┌─ Supplied material
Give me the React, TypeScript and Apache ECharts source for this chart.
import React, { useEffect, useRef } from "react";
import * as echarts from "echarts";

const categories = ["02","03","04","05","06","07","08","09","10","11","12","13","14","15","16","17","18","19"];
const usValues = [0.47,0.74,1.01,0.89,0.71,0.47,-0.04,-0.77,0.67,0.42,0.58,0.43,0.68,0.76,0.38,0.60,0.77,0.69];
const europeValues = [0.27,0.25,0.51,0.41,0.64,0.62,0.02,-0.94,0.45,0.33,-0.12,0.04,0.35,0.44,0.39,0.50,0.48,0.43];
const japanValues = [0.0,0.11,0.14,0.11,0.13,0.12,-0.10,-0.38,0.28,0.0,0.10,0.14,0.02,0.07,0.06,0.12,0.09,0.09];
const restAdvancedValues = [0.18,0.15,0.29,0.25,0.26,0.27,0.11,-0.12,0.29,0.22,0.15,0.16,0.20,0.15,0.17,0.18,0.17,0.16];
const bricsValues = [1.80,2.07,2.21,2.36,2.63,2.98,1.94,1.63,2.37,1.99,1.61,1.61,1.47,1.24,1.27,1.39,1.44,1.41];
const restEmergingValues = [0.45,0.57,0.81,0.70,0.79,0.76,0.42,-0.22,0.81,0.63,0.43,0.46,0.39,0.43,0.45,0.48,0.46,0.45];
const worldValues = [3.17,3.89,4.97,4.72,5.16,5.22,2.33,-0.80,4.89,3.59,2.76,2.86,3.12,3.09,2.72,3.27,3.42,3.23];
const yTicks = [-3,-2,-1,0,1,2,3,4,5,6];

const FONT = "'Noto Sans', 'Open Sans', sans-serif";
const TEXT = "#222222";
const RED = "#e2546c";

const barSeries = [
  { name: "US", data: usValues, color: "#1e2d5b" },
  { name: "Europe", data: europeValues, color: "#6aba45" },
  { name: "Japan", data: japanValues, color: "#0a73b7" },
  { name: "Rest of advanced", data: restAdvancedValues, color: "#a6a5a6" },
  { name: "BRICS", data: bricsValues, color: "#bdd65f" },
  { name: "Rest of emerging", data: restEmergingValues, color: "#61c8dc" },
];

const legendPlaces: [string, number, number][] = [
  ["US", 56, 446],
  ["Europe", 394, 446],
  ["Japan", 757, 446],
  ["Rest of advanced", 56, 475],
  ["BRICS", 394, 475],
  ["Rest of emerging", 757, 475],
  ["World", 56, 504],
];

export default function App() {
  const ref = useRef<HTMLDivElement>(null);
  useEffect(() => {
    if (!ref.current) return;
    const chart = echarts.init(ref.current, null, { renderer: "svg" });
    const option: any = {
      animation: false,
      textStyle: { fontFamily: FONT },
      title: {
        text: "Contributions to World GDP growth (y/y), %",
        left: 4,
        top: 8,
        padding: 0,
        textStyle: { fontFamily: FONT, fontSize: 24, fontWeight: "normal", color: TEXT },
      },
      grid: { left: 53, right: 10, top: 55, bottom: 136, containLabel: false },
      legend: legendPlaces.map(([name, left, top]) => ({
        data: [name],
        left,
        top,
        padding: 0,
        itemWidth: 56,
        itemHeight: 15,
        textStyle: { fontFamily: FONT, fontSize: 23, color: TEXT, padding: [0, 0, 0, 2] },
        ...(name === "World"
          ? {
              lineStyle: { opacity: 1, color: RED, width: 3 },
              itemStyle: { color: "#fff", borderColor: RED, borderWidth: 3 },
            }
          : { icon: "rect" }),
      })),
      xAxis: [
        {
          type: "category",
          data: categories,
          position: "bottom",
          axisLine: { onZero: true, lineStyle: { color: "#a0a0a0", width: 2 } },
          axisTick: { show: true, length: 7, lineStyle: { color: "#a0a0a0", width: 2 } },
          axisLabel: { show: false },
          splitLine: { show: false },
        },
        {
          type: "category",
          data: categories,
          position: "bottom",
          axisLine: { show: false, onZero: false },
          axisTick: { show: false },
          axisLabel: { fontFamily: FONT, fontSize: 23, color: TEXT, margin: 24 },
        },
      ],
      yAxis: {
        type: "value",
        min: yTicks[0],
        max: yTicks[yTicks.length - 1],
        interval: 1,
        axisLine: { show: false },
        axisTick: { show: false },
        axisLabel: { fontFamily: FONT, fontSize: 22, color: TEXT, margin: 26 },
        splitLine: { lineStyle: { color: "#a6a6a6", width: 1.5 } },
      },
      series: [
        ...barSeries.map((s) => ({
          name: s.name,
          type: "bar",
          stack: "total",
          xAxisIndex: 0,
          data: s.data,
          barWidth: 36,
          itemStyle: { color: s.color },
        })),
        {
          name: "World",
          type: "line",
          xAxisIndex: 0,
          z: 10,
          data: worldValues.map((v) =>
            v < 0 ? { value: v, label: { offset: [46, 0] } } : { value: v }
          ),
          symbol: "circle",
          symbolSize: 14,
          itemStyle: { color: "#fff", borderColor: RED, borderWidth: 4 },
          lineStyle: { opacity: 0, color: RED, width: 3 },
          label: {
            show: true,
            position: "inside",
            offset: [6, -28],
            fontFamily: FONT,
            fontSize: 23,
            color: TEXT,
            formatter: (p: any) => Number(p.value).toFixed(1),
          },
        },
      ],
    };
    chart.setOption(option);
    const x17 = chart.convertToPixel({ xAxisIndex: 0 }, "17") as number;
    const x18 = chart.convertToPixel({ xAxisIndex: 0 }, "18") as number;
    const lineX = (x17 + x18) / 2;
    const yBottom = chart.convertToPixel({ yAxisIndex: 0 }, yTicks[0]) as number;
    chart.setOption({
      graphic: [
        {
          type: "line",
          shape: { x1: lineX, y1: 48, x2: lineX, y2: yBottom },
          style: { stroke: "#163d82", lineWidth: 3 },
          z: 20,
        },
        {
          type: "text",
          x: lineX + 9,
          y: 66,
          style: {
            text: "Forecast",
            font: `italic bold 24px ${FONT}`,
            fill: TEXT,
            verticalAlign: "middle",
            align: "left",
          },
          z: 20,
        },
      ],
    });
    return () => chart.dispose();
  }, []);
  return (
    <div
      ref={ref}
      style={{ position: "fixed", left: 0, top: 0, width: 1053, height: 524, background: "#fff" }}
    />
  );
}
└─
Copy the data above in full, character for character.

Give me the React, TypeScript and Apache ECharts source for this chart.
import React, { useEffect, useRef } from "react";
import * as echarts from "echarts";

const categories = ["02","03","04","05","06","07","08","09","10","11","12","13","14","15","16","17","18","19"];
const usValues = [0.47,0.74,1.01,0.89,0.71,0.47,-0.04,-0.77,0.67,0.42,0.58,0.43,0.68,0.76,0.38,0.60,0.77,0.69];
const europeValues = [0.27,0.25,0.51,0.41,0.64,0.62,0.02,-0.94,0.45,0.33,-0.12,0.04,0.35,0.44,0.39,0.50,0.48,0.43];
const japanValues = [0.0,0.11,0.14,0.11,0.13,0.12,-0.10,-0.38,0.28,0.0,0.10,0.14,0.02,0.07,0.06,0.12,0.09,0.09];
const restAdvancedValues = [0.18,0.15,0.29,0.25,0.26,0.27,0.11,-0.12,0.29,0.22,0.15,0.16,0.20,0.15,0.17,0.18,0.17,0.16];
const bricsValues = [1.80,2.07,2.21,2.36,2.63,2.98,1.94,1.63,2.37,1.99,1.61,1.61,1.47,1.24,1.27,1.39,1.44,1.41];
const restEmergingValues = [0.45,0.57,0.81,0.70,0.79,0.76,0.42,-0.22,0.81,0.63,0.43,0.46,0.39,0.43,0.45,0.48,0.46,0.45];
const worldValues = [3.17,3.89,4.97,4.72,5.16,5.22,2.33,-0.80,4.89,3.59,2.76,2.86,3.12,3.09,2.72,3.27,3.42,3.23];
const yTicks = [-3,-2,-1,0,1,2,3,4,5,6];

const FONT = "'Noto Sans', 'Open Sans', sans-serif";
const TEXT = "#222222";
const RED = "#e2546c";

const barSeries = [
  { name: "US", data: usValues, color: "#1e2d5b" },
  { name: "Europe", data: europeValues, color: "#6aba45" },
  { name: "Japan", data: japanValues, color: "#0a73b7" },
  { name: "Rest of advanced", data: restAdvancedValues, color: "#a6a5a6" },
  { name: "BRICS", data: bricsValues, color: "#bdd65f" },
  { name: "Rest of emerging", data: restEmergingValues, color: "#61c8dc" },
];

const legendPlaces: [string, number, number][] = [
  ["US", 56, 446],
  ["Europe", 394, 446],
  ["Japan", 757, 446],
  ["Rest of advanced", 56, 475],
  ["BRICS", 394, 475],
  ["Rest of emerging", 757, 475],
  ["World", 56, 504],
];

export default function App() {
  const ref = useRef<HTMLDivElement>(null);
  useEffect(() => {
    if (!ref.current) return;
    const chart = echarts.init(ref.current, null, { renderer: "svg" });
    const option: any = {
      animation: false,
      textStyle: { fontFamily: FONT },
      title: {
        text: "Contributions to World GDP growth (y/y), %",
        left: 4,
        top: 8,
        padding: 0,
        textStyle: { fontFamily: FONT, fontSize: 24, fontWeight: "normal", color: TEXT },
      },
      grid: { left: 53, right: 10, top: 55, bottom: 136, containLabel: false },
      legend: legendPlaces.map(([name, left, top]) => ({
        data: [name],
        left,
        top,
        padding: 0,
        itemWidth: 56,
        itemHeight: 15,
        textStyle: { fontFamily: FONT, fontSize: 23, color: TEXT, padding: [0, 0, 0, 2] },
        ...(name === "World"
          ? {
              lineStyle: { opacity: 1, color: RED, width: 3 },
              itemStyle: { color: "#fff", borderColor: RED, borderWidth: 3 },
            }
          : { icon: "rect" }),
      })),
      xAxis: [
        {
          type: "category",
          data: categories,
          position: "bottom",
          axisLine: { onZero: true, lineStyle: { color: "#a0a0a0", width: 2 } },
          axisTick: { show: true, length: 7, lineStyle: { color: "#a0a0a0", width: 2 } },
          axisLabel: { show: false },
          splitLine: { show: false },
        },
        {
          type: "category",
          data: categories,
          position: "bottom",
          axisLine: { show: false, onZero: false },
          axisTick: { show: false },
          axisLabel: { fontFamily: FONT, fontSize: 23, color: TEXT, margin: 24 },
        },
      ],
      yAxis: {
        type: "value",
        min: yTicks[0],
        max: yTicks[yTicks.length - 1],
        interval: 1,
        axisLine: { show: false },
        axisTick: { show: false },
        axisLabel: { fontFamily: FONT, fontSize: 22, color: TEXT, margin: 26 },
        splitLine: { lineStyle: { color: "#a6a6a6", width: 1.5 } },
      },
      series: [
        ...barSeries.map((s) => ({
          name: s.name,
          type: "bar",
          stack: "total",
          xAxisIndex: 0,
          data: s.data,
          barWidth: 36,
          itemStyle: { color: s.color },
        })),
        {
          name: "World",
          type: "line",
          xAxisIndex: 0,
          z: 10,
          data: worldValues.map((v) =>
            v < 0 ? { value: v, label: { offset: [46, 0] } } : { value: v }
          ),
          symbol: "circle",
          symbolSize: 14,
          itemStyle: { color: "#fff", borderColor: RED, borderWidth: 4 },
          lineStyle: { opacity: 0, color: RED, width: 3 },
          label: {
            show: true,
            position: "inside",
            offset: [6, -28],
            fontFamily: FONT,
            fontSize: 23,
            color: TEXT,
            formatter: (p: any) => Number(p.value).toFixed(1),
          },
        },
      ],
    };
    chart.setOption(option);
    const x17 = chart.convertToPixel({ xAxisIndex: 0 }, "17") as number;
    const x18 = chart.convertToPixel({ xAxisIndex: 0 }, "18") as number;
    const lineX = (x17 + x18) / 2;
    const yBottom = chart.convertToPixel({ yAxisIndex: 0 }, yTicks[0]) as number;
    chart.setOption({
      graphic: [
        {
          type: "line",
          shape: { x1: lineX, y1: 48, x2: lineX, y2: yBottom },
          style: { stroke: "#163d82", lineWidth: 3 },
          z: 20,
        },
        {
          type: "text",
          x: lineX + 9,
          y: 66,
          style: {
            text: "Forecast",
            font: `italic bold 24px ${FONT}`,
            fill: TEXT,
            verticalAlign: "middle",
            align: "left",
          },
          z: 20,
        },
      ],
    });
    return () => chart.dispose();
  }, []);
  return (
    <div
      ref={ref}
      style={{ position: "fixed", left: 0, top: 0, width: 1053, height: 524, background: "#fff" }}
    />
  );
}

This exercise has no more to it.